たとえば、氾濫する河川のない高台の一戸建てであれば、床上浸水の
リスクは少ないといえます。その場合、「水災」を補償対象外にする
ことによって、保険料を抑えることができます。
洪水や土砂災害のリスクは各市町村が公表する詳細な被害想定地図
「ハザードマップ」が参考になります。そのほか、車が飛び込む、電柱が
倒れる、看板が飛んでくる、などの突発の事故があまり考えられない
場所であれば、「建物外部からの物体の落下、飛来、衝突など」を
補償対象外にして保険料を安くすることです。

3.長期契約の一括払いが有利であること

契約期間を1年契約ではなく2年以上の長期とし、且つ、保険料を一括して
支払えば、1年後に契約を更新するのに比べて保険料が割安になります。
火災保険の契約期間は2015年10月以降より、契約期間が最長36年
から10年に改定されました。
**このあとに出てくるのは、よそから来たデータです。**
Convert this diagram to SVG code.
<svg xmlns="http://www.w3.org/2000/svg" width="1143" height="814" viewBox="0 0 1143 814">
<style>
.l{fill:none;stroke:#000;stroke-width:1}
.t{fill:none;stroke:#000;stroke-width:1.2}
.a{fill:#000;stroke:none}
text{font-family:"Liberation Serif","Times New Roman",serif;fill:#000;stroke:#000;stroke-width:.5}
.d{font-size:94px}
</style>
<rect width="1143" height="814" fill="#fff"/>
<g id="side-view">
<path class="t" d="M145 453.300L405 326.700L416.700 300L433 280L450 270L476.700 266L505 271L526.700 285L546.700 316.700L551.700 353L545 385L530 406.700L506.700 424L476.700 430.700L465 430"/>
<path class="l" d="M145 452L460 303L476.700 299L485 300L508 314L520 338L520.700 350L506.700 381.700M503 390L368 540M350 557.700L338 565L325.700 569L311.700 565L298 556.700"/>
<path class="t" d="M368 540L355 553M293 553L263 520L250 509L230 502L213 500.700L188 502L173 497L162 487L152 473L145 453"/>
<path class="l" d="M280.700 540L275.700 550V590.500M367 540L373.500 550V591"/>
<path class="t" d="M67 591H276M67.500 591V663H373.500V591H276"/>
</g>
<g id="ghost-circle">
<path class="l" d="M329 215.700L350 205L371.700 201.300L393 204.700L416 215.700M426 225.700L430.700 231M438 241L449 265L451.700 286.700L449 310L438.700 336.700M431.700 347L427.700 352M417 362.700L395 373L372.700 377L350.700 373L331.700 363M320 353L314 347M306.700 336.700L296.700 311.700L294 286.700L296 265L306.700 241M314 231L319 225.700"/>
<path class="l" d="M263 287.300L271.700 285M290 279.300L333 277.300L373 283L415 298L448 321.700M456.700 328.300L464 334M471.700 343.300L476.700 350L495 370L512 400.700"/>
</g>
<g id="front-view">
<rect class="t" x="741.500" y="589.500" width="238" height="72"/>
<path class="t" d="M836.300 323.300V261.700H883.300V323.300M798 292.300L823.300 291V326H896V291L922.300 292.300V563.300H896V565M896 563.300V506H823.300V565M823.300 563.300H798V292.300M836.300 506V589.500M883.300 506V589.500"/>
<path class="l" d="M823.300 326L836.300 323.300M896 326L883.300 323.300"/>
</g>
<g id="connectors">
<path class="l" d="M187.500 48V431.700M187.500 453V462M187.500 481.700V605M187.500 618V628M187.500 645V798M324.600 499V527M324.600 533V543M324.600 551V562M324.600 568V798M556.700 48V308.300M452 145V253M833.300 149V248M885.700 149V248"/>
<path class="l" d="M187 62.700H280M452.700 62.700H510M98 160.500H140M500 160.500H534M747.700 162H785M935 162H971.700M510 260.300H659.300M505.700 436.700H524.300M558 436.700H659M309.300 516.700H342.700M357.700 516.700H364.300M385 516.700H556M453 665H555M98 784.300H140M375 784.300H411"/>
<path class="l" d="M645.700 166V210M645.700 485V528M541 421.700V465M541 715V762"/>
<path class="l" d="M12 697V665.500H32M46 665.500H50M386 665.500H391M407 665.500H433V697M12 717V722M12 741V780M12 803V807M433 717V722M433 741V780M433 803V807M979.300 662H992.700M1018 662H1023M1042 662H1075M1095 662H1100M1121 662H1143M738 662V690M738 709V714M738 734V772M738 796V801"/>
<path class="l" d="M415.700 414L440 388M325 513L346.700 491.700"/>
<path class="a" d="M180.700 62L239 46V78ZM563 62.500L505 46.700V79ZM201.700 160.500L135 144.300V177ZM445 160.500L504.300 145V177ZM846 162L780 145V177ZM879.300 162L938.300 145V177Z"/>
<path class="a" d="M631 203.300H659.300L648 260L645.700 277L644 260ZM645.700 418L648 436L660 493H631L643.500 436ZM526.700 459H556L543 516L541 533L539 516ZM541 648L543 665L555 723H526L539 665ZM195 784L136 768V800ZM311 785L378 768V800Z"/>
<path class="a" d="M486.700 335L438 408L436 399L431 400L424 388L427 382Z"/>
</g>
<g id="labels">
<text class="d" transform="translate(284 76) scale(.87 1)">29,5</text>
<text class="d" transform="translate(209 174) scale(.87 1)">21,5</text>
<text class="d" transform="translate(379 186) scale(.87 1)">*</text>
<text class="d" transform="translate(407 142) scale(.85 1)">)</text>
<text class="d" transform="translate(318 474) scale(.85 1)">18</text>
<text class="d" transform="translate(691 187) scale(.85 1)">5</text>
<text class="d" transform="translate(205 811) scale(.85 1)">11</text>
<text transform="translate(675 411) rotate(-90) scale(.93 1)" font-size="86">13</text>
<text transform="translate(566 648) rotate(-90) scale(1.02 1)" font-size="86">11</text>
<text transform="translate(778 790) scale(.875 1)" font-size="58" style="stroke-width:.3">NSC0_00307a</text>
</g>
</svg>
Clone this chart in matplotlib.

期間が短縮された理由は、台風や豪雨などの
自然災害が増えて、将来のリスクの予想が難しくなっているためです。
ですから長期の保険を希望する場合は、10年ごとに契約の更新が必要と
なります。保険料は期間が長いほど割安に設定されているので、最長期間の
短縮は実質的な値上げといえます。

4.家財にも火災保険をかけること

家財の保険とは火災などを原因とする家財等の損害を補償する保険です。
「うちには高価な家財はないから必要ない」と思っている人もいますが
これは大きな間違いです。

家財は新品でそろえると、こんなにお金がかかるのです。たとえば、夫婦と
子ども一人の家族の一例ですが、リビングダイニングのテレビ、エアコン、
ソファ、テーブル、椅子、ボードなどを新品でそろえると、それだけでも
約200万円かかります。家全体の家電、衣類、貴金属などを含めると、
1000万円以上かかる場合もあります。ですから、家財にも忘れずに
保険をかけておくと安心です。

5.地震保険に入ること

火災保険だけでは地震・噴火またはこれらによる津波によって生じた
損害は補償されませんので、別途、地震保険に加入する必要があります。
ただし注意点は、地震保険は倒壊・焼失した建物を建て直すための費用を
直接的に補償するものではないということです。あくまで地震保険は、
再建費用の補填という位置づけとなります。

地震保険の保険金額

地震保険の保険金額は、建物5000万円、家財1000万円を限度に、
火災保険の保険金額の30%から50%の範囲内と決まっています。
地震保険は政府と損害保険会社が共同で運営する公共性の高い保険で、
大地震による巨額の保険金の支払いに備えて政府がバックアップしています。

地震保険料控除

ではここで地震保険料控除について説明をします。

地震保険料控除の控除額

地震保険料を支払うと、1年間に支払った保険料に応じて一定額をその年の
所得から控除することができます。これが地震保険料控除で、居住用の住宅や
家財を保険の目的とした地震保険の契約が対象となります。
所得税に関しては、最高5万円を限度として年間払込保険料の全額が控除され、
住民税に関しては、最高2万5000円を限度として年間払込保険料の2分の1が
控除されます。

最近は地球の温暖化によって地震だけではなく異常気象による風水害の被害が
多発しています。このことを考えると家を建てるエリアによっては慎重に、且つ、
賢く火災保険を選択する必要があると思います。